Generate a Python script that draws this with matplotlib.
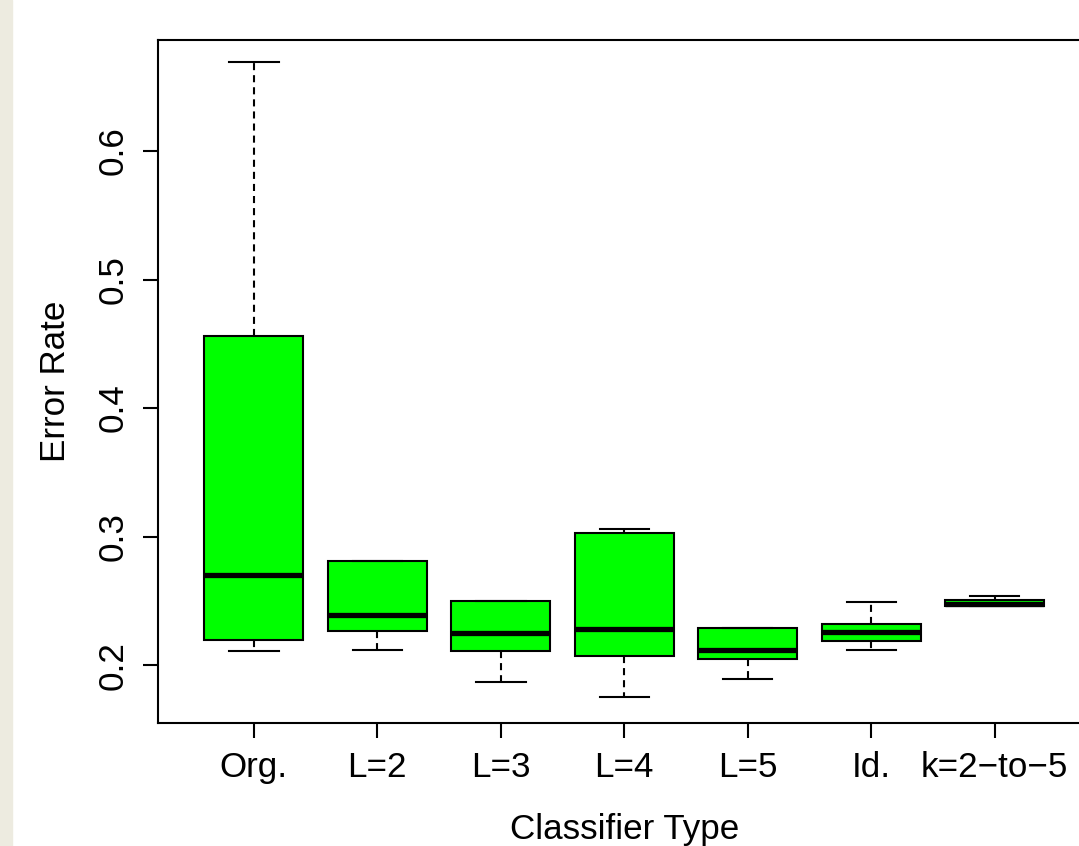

○ ○ ○ ○ ○

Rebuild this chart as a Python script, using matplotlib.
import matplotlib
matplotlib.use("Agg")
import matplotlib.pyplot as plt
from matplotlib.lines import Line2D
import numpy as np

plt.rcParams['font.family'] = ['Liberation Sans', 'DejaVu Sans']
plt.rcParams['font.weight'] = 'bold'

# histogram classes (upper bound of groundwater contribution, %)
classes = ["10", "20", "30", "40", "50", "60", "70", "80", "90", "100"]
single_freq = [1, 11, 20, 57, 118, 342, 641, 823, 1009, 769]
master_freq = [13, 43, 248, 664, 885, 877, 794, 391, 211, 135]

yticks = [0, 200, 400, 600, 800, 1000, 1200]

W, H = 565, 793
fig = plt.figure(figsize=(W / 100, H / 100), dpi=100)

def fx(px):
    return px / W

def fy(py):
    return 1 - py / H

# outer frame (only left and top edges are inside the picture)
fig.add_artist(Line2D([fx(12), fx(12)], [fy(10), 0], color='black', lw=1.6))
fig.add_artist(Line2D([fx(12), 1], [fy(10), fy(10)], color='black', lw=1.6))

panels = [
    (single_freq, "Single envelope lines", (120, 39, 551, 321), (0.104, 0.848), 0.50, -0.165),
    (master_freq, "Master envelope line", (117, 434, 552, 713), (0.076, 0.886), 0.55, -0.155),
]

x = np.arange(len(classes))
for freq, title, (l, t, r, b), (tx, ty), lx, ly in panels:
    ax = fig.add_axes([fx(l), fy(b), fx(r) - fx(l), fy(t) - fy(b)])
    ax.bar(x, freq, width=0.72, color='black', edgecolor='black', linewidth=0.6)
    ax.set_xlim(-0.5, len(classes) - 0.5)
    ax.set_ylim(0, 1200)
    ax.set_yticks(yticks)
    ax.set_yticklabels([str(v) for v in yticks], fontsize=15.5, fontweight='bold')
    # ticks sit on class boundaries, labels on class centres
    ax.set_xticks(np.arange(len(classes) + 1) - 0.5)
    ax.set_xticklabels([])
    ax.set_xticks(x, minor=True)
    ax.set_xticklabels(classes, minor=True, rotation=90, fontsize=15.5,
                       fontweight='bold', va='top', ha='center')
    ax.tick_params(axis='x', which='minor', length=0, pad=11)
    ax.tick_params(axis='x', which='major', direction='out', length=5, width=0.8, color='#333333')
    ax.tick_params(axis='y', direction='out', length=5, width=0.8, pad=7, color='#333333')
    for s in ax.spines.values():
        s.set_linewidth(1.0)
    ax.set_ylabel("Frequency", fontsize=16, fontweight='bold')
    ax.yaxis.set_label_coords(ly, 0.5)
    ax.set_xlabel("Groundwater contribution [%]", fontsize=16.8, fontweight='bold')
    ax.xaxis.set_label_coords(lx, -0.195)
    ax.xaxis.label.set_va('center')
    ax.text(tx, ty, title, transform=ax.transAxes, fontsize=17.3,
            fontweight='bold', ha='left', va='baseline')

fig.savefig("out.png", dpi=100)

○ ○ ○ ○ ○

→ **Exercise goal**
Take the line containing "Rebuild this chart" and the line containing "return 1 - py / H". Write out both and all lines between, exactly, and nothing more.

→ **Task result**
Rebuild this chart as a Python script, using matplotlib.
import matplotlib
matplotlib.use("Agg")
import matplotlib.pyplot as plt
from matplotlib.lines import Line2D
import numpy as np

plt.rcParams['font.family'] = ['Liberation Sans', 'DejaVu Sans']
plt.rcParams['font.weight'] = 'bold'

# histogram classes (upper bound of groundwater contribution, %)
classes = ["10", "20", "30", "40", "50", "60", "70", "80", "90", "100"]
single_freq = [1, 11, 20, 57, 118, 342, 641, 823, 1009, 769]
master_freq = [13, 43, 248, 664, 885, 877, 794, 391, 211, 135]

yticks = [0, 200, 400, 600, 800, 1000, 1200]

W, H = 565, 793
fig = plt.figure(figsize=(W / 100, H / 100), dpi=100)

def fx(px):
    return px / W

def fy(py):
    return 1 - py / H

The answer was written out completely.